Special acclaim for Bob Packett

Today I sat down and imagined someone would turn to me for advice on how to make an educational podcast. I am not a podcaster, so obviously the advice would be the advice from the listener's perspective. What makes for a good informative podcast? In a way, that is what I write about in all those reviews, but the imaginary aspiring podcaster seeking my advice, needed something more general. He needed pointers, not just examples.

It caused me to look at my podcast playlist again and evaluate with different terms. Here it is where I noticed that I keep very few podcasts that are pure monologues. I know there are a lot of those out there, because I try new podcasts all the time, but it suddenly struck me that those are the first I discard. It so turns out that the monologue is the hardest way of keeping someone's attention and pass the information. The worst kind of effort, I find, are those where the host actually has a transcript and reads out the monologue. Even if this doesn't turn out as rather monotonous droning, it comes out as a rather studied and artificially toned speech. It is either lulling or too intrusive, nearly irritating and therefore distracting either way.

The alternative for a monologue podcast is the impromptu, conversational tone which is produced by those who are not following a transcript but rather an outline with notes. This is, in my experience, better than the read aloud version, but is very delicate on the listener's attention as well. If the speaker is easy to follow he becomes too obvious, too transparent and I tend to impatiently ask for getting to the point and move on. Mostly the podcaster is harder to follow, but then the speaker could be too peculiar, too distracted on tangents, too much of many things he would perform better on, if only he'd have an audience in front of him, to guide him on whether he must pace up or slow down, add an example, or get to the point. In short, the monologue podcaster is vulnerable because of the lack of instant feedback.

Indeed, many of the podcasts I stick with have an built-in feedback. Many are recorded lectures, others are interviews and some are panel discussions. It appears to me, people speak better when they have instant feedback. They get better with intonation, with speed, with going in circles or getting to the point, with adding another example or closing off. It also strikes me that with a mix of voices there is more diversity in sounds thus making it easier to stay focussed.

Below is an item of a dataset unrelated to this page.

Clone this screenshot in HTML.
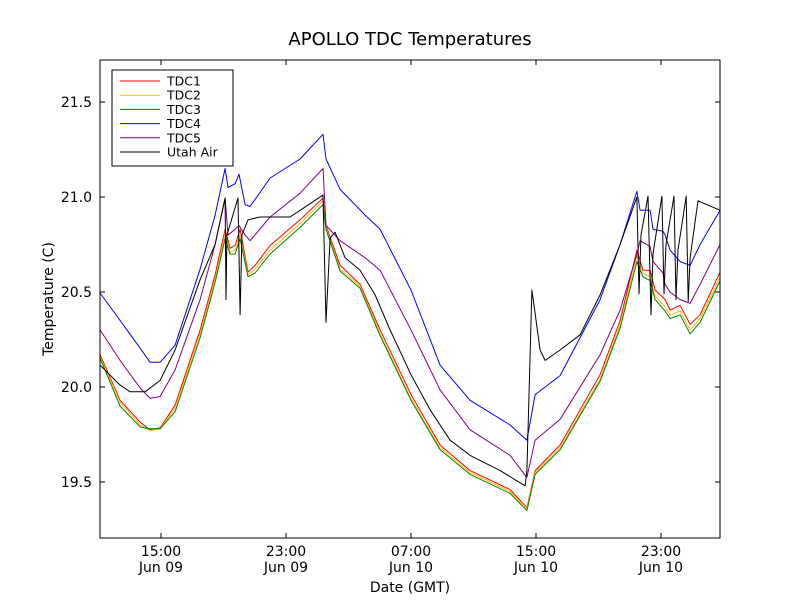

So, my advice to the podcaster, also if he is not necessarily going into educational podcasting, is to make the show with a team. Have several people on the show and have them talk to each other. Because if you are on your own, you have to perform without any feedback and it takes enormous talent to blindly take the listener by the hand and keep him with you. It made me realize I know only of one podcast that sticks out and that will not leave my playlist which is a pure monologue and that is History according to Bob. Professor Bob Packett turns out to have that very rare talent of knowing how to tell the story and keep you listening tightly, without getting feedback in real time.